Research data collected in controlled studies during 2021 at the Cornell Musgrave Farm located in Aurora showed that in corn production following a cover crop, seed corn maggot economically damaged 54 percent of the non-insecticide seed-treated plots ranging from 11 to 62 percent stand losses.

These losses would be economically devastating to a farmer, where the farm loses yield on 54 percent of their acreage, ranging from $40 to $400 per acre.  Since predicting which fields will be attacked by seed corn maggot prior to planting is difficult and imprecise, the prevention of yield losses ranging from $40 to $400 per acre on a third of the acreage "easily compensates and is economically justified for the $5 per acre cost of the insecticide seed treatment for all acres," the study stated.

"Given that conservation practices such as reduced tillage and planting cover crops to reduce erosion and runoff are not only encouraged but also incentivized in New York State, it is important to understand that in the absence of these seed protectants, farmers may revert to planting fewer cover crops to avoid losses to seed corn maggot," it stated.

Go HERE for the full study. 

Final word
The Batavian asked Stein if politicians -- Gov. Kathy Hochul at this point in time -- are equipped to be making this type of decision for farmers and those that depend on them.

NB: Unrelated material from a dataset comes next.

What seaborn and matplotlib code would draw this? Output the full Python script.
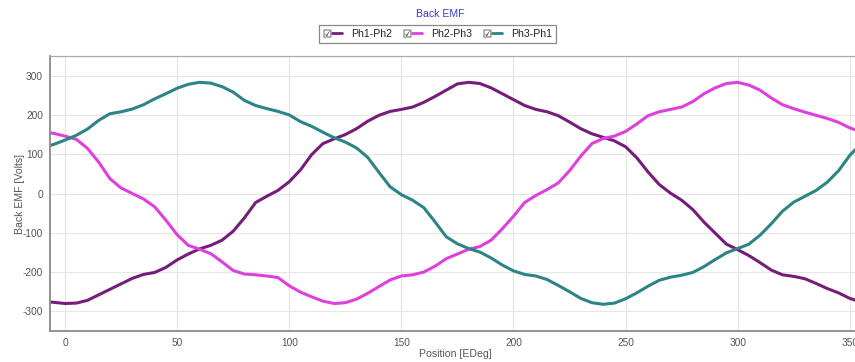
import matplotlib
matplotlib.use("Agg")
import matplotlib.pyplot as plt
from matplotlib.lines import Line2D
from matplotlib.legend_handler import HandlerTuple
import numpy as np
import pandas as pd
import seaborn as sns

# Rotor position in electrical degrees
position = [-7, -5] + list(range(0, 360, 5))

# Line-to-line back EMF samples [V]
ph1_ph2 = [-276, -277,
           -280, -279, -272, -258, -244, -230, -216, -206, -201, -188, -169, -154,
           -141, -132, -119, -96, -62, -23, -7, 8, 30, 60, 99, 127,
           139, 150, 165, 184, 199, 209, 214, 220, 232, 247, 263, 279,
           283, 280, 269, 254, 239, 224, 214, 208, 198, 182, 165, 152,
           143, 134, 119, 91, 55, 23, 1, -17, -41, -73, -101, -129,
           -143, -158, -176, -195, -207, -211, -217, -229, -242, -253, -267, -276]
ph2_ph3 = [155, 153,
           146, 138, 115, 80, 38, 14, 0, -14, -34, -68, -105, -132,
           -142, -153, -174, -196, -205, -207, -210, -214, -235, -251, -263, -274,
           -280, -278, -269, -254, -237, -220, -210, -207, -200, -185, -166, -154,
           -142, -135, -119, -90, -58, -23, -5, 10, 27, 58, 95, 127,
           140, 146, 158, 177, 198, 208, 214, 220, 234, 254, 269, 280,
           283, 276, 263, 243, 226, 216, 207, 199, 191, 181, 167, 157]
ph3_ph1 = [122, 125,
           136, 148, 164, 186, 203, 208, 215, 226, 241, 254, 268, 278,
           283, 281, 272, 258, 237, 224, 216, 209, 200, 183, 171, 156,
           142, 131, 116, 92, 54, 17, -3, -17, -36, -72, -110, -128,
           -140, -149, -164, -182, -197, -206, -210, -219, -234, -250, -267, -278,
           -282, -279, -268, -253, -236, -221, -213, -208, -201, -186, -168, -151,
           -140, -129, -106, -77, -45, -22, -7, 8, 29, 58, 97, 127]

phase_names = ["Ph1-Ph2", "Ph2-Ph3", "Ph3-Ph1"]
phase_colors = ["#761c7a", "#de40de", "#2c8484"]
y_ticks = [-300, -200, -100, 0, 100, 200, 300]
x_ticks = [0, 50, 100, 150, 200, 250, 300, 350]

df = pd.concat([
    pd.DataFrame({"Position": position, "Volts": vals, "Phase": name})
    for name, vals in zip(phase_names, [ph1_ph2, ph2_ph3, ph3_ph1])
], ignore_index=True)

sns.set_style("white")
plt.rcParams["font.family"] = ["Liberation Sans", "DejaVu Sans"]
plt.rcParams["axes.unicode_minus"] = False

fig = plt.figure(figsize=(8.55, 3.62), dpi=100)
# axes box runs slightly past the right edge of the canvas
ax = fig.add_axes([50 / 855, 1 - 331 / 362, (861 - 50) / 855, (331 - 56) / 362])

sns.lineplot(data=df, x="Position", y="Volts", hue="Phase",
             palette=dict(zip(phase_names, phase_colors)),
             linewidth=2.2, legend=False, sort=False, ax=ax)
for ln in ax.get_lines():
    ln.set_solid_joinstyle("round")
    ln.set_solid_capstyle("round")

ax.set_xlim(-6.7, 355)
ax.set_ylim(-350, 350)
ax.set_xticks(x_ticks)
ax.set_yticks(y_ticks)
ax.grid(True, color="#e6e6e6", linewidth=0.8)
ax.set_axisbelow(True)

tick_col = "#555555"
ax.tick_params(axis="both", labelsize=7.3, colors=tick_col, length=3,
               width=0.8, direction="out", pad=2)
for side in ("left", "bottom"):
    ax.spines[side].set_color("#8a8a8a")
    ax.spines[side].set_linewidth(1.3)
ax.spines["top"].set_color("#a8a8a8")
ax.spines["top"].set_linewidth(0.9)
ax.spines["right"].set_visible(False)

ax.set_xlabel("Position [EDeg]", fontsize=7.6, color=tick_col, labelpad=1)
ax.set_ylabel("Back EMF [Volts]", fontsize=7.6, color=tick_col, labelpad=-1.5)

fig.text(440 / 855, 1 - 14 / 362, "Back EMF", ha="center", va="center",
         fontsize=7.6, color="#3c3cc8")

handles = []
for c in phase_colors:
    box = Line2D([], [], linestyle="none", marker="$\u2611$",
                 markersize=5.5, color="#444444", markeredgewidth=0.1)
    seg = Line2D([], [], color=c, linewidth=2.0)
    handles.append((box, seg))

leg = fig.legend(handles, phase_names, loc="center",
                 bbox_to_anchor=(437 / 855, 1 - 34 / 362), ncol=3,
                 fontsize=7.6, handlelength=1.9, handletextpad=0.8,
                 columnspacing=1.0, borderpad=0.35, fancybox=False,
                 framealpha=1, edgecolor="#888888",
                 handler_map={tuple: HandlerTuple(ndivide=None, pad=0)})
leg.get_frame().set_linewidth(0.9)
for t in leg.get_texts():
    t.set_color("#222222")

fig.savefig("out.png", dpi=100)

"The (Environmental Protection Agency) allows this practice in every other state in the nation, except for the actions of New York State, and there are those that would tell you that New York State doesn't want any agriculture anymore on our lands, which doesn't make any sense, because agriculture is New York State's number one industry as far as the economy goes, and land use goes. There's a push for high-quality local affordable food. This bill takes that away from us as well," Stein said. "Do I believe that Governor Hochul is well equipped to be making this final vote? Here's what I know. The governor represented our area as a congressperson. She is well aware of what our economy in the center of the state is based on. And she knows the negative impacts of the policies of the Democratic Party and the toll that it's taken on agriculture. I find it hard to believe that she would put one more nail in our coffin."